Kimberley Taylor, CEO of local delivery management platform Loop, says Checkers’ Sixty60 has had a similar impact on the local market. “Here in South Africa, it feels more like the Checkers Sixty60 effect. Customers now expect faster deliveries, more transparency, and real-time tracking – and they want all that without paying a premium. This puts huge pressure on logistics companies to step up their game.”
Compete with Amazon?
Some successful brands wisely don’t try to compete with Amazon on Amazon’s terms, says Marc Kuo, the founder and CEO of Routific. “Giving customers the opportunity to talk to a real person, for example, is huge,” he says, or stocking locally-sourced, high-quality products that a shopper wouldn’t find on Amazon. He says Yuppiechef is a great example of an ecommerce business that has won over customers with personal touches, such as including a handwritten card with every online order. But once the item has been ordered, it then has to be delivered, and it’s here that many companies stumble.
“Giving customers the opportunity to talk to a real person, for example, is huge.”
Marc Kuo, Routific
Successful logistics companies are focusing on marketing, technology and operations, Taylor adds. “Tech is just one part of the equation, which is why they’re paying just as much attention to how they run their operations, how they manage their teams and how they communicate with their customers,” she says. What technology can do, at least in theory, is make it easier to track the movement of your goods in real-time and optimise the flow of goods from point A to point B.
Real-world realities
The Traveling Salesman Problem is one of the most studied challenges in computer science and it was while working on this problem at university that Taylor developed the algorithm that would serve as the foundation for Loop.
The problem statement is as follows: given a list of cities, what is the shortest possible route between them that visits each city exactly once before returning to the starting point?

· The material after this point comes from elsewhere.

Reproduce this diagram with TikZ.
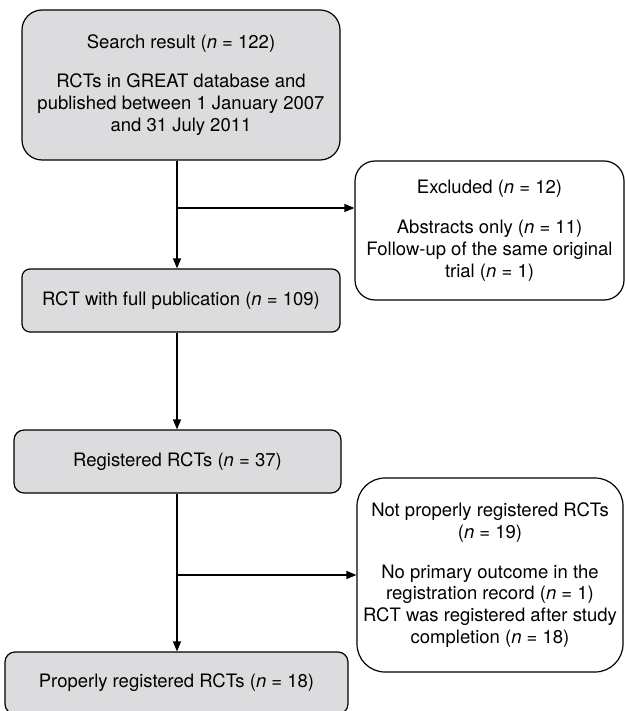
\documentclass[tikz,border=0pt]{standalone}
\usepackage{fontspec}
\setmainfont{TeX Gyre Heros}
\usetikzlibrary{arrows.meta}
\definecolor{boxgray}{RGB}{220,220,222}
\begin{document}
\begin{tikzpicture}[x=1pt,y=-1pt,
  box/.style={draw=black, line width=1.2pt, fill=boxgray, align=center, inner sep=0pt,
    font=\fontsize{18.5}{21.8}\selectfont},
  wbox/.style={box, fill=white},
  arr/.style={line width=1.2pt, -{Triangle[length=10pt,width=8pt]}}]
\useasboundingbox (0,0) rectangle (625,711);
\node[box, rounded corners=20pt, minimum width=318pt, minimum height=150pt] (b1) at (181,85)
  {Search result (\textit{n} = 122)\\[18pt]RCTs in GREAT database and\\published between 1 January 2007\\and 31 July 2011};
\node[box, rounded corners=8pt, minimum width=318pt, minimum height=63pt] (b2) at (181,300.5)
  {RCT with full publication (\textit{n} = 109)};
\node[wbox, rounded corners=20pt, minimum width=269pt, minimum height=139pt] (exc) at (489.5,230.5)
  {Excluded (\textit{n} = 12)\\[19pt]Abstracts only (\textit{n} = 11)\\Follow-up of the same original\\trial (\textit{n} = 1)};
\node[box, rounded corners=10pt, minimum width=327pt, minimum height=63pt] (reg) at (177.5,461.5)
  {Registered RCTs (\textit{n} = 37)};
\node[wbox, rounded corners=28pt, minimum width=266pt, minimum height=194pt] (np) at (490,575)
  {Not properly registered RCTs\\(\textit{n} = 19)\\[18pt]No primary outcome in the\\registration record (\textit{n} = 1)\\RCT was registered after study\\completion (\textit{n} = 18)};
\node[box, rounded corners=10pt, minimum width=343pt, minimum height=62pt] (pr) at (176.5,683)
  {Properly registered RCTs (\textit{n} = 18)};
\coordinate (s1) at (177,208);
\coordinate (s2) at (177,575);
\draw[arr] (b1.south -| s1) -- (b2.north -| s1);
\draw[arr] (s1) -- (s1 -| exc.west);
\draw[arr] (b2.south -| s1) -- (reg.north -| s1);
\draw[arr] (reg.south -| s1) -- (pr.north -| s1);
\draw[arr] (s2) -- (s2 -| np.west);
\end{tikzpicture}
\end{document}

What makes this problem so tricky is that we’re not just talking about large cargo trucks transporting goods from one location to another, we’re talking about a delivery driver having to make multiple stops along the way and with each stop comes more complexity. This might explain why this problem remains largely unsolved. Modern technologies like route optimisation software have enabled us to create solutions that are good enough. Streamlining manual route planning, these solutions make it easier to find the shortest, most cost-effective routes when travelling between multiple destinations, while also considering real-world realities and modern business constraints. Routific’s Kuo says that until the 2010s, most companies didn’t have the computing power to solve routing problems efficiently. Now, high-quality solutions are available and affordable for just about everyone, he says.
Loop focuses on optimising last-mile delivery, and its platform helps logistics companies handle deliveries more efficiently and at a lower cost using route planning and optimisation algorithms. Its analytics engine tracks delivery success, order volumes, time spent with customers and overall logistics performance, so customers can identify areas where there is room for improvement. Taylor says Loop customers like Pingo, OneCart, Parcel Ninja and Kauai have seen a 30% average increase in delivery volume, a 20% reduction in distance driven and a 50% reduction in the amount of time spent with customers. “We collect tons of data across the platform, which we then use to give clients valuable insights,” she says. This helps them improve their operations, better understand driver behaviour and assess how successful their deliveries are.
Routific, meanwhile, sells delivery route planning software. Users upload or import an order list with addresses and the software creates the most efficient routes. It takes into account factors like how many drivers are available, vehicle type, load sizes and customer delivery time preferences, among other things.
Spaghetti routes
But it’s not enough just to create a mathematically efficient route – it has to make sense for the drivers. For example, if a driver is leaving a neighbourhood after making a delivery and sees one of their colleagues driving into the same suburb, they may think that it would have been smarter to put all the deliveries for that neighbourhood into the same truck. Kuo calls this problem, where routes are criss-crossing each other around a city, “spaghetti routes”, and says drivers may think that the routing software is inefficient. Delivery drivers following their own routes, going rogue, is said to be a challenge in the industry.
Intelligent route optimisation takes the human into account when planning routes – keeping your drivers happy – by considering certain practicalities in conjunction with a mathematically optimised route. For example, most route optimisation algorithms don’t take time-of-day traffic into account.
While this tech holds great potential for the industry, Taylor believes that one of the biggest issues, especially in a place like South Africa, is resistance to change, which is why change management is so important. Taylor says many logistics companies are stuck in their old ways and are hesitant to go digital because they’re worried about complexity and costs; they’d rather avoid the hassle of training employees on new systems. “Another big challenge is getting old systems to work with new ones,” she says. “A lot of companies are running legacy systems that don’t easily communicate with modern tech, causing operational disruptions.”
With the right technology, adds Taylor, “we’re going to see companies like Checkers shift from being a retailer that just happens to deliver to being a fullblown delivery company that sells just about anything.”